### What is asked
Answer with nothing but a number: how many lines include the word "this"?

### Records shown
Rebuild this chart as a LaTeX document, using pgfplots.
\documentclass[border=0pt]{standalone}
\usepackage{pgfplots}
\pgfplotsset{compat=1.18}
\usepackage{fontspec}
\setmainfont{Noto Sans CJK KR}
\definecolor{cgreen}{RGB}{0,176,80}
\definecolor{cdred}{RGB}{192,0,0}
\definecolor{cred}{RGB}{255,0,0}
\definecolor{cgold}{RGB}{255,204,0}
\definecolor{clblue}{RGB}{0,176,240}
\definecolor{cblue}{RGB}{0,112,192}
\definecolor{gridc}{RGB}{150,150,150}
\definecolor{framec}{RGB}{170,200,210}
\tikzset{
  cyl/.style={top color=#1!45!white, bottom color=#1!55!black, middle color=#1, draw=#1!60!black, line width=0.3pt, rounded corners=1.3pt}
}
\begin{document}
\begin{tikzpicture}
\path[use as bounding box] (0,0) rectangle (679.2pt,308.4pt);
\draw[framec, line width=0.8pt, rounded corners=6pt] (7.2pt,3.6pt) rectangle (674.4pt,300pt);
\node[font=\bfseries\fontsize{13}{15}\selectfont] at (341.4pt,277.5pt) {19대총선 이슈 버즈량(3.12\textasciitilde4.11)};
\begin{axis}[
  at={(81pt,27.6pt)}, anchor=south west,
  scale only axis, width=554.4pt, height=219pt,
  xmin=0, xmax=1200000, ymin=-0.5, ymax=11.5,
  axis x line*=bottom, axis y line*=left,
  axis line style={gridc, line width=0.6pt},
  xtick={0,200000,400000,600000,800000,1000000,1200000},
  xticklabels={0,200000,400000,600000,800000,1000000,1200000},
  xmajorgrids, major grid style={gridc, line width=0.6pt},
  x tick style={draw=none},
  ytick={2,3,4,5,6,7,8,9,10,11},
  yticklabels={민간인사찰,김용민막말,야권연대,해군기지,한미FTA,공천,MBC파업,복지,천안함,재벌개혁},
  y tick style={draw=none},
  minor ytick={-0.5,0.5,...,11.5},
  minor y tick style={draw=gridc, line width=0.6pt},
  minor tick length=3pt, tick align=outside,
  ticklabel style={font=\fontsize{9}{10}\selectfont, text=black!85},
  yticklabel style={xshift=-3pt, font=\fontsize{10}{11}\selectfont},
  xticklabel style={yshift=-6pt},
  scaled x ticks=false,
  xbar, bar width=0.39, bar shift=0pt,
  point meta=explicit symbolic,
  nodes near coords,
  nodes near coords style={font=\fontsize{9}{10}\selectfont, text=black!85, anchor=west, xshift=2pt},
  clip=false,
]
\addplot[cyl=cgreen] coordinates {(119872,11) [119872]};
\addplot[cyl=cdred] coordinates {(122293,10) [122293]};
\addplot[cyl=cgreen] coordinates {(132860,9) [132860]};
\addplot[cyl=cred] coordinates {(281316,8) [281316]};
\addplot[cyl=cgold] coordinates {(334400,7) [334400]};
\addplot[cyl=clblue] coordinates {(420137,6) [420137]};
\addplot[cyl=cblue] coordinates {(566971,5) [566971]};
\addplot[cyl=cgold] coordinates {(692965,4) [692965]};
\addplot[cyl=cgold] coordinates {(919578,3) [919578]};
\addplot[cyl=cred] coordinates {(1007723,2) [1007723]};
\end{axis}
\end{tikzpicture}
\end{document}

---

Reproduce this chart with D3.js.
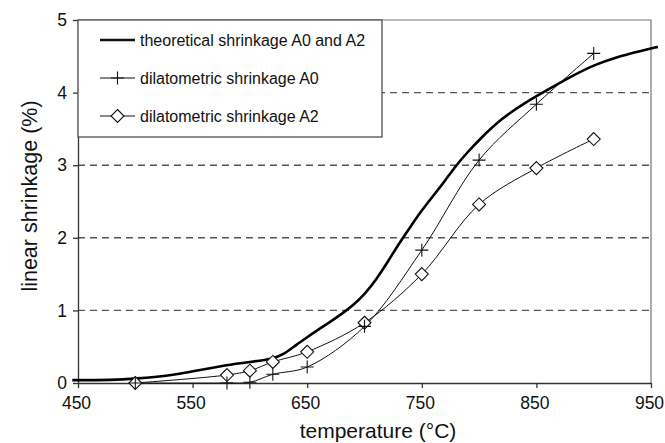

### Worked solution
2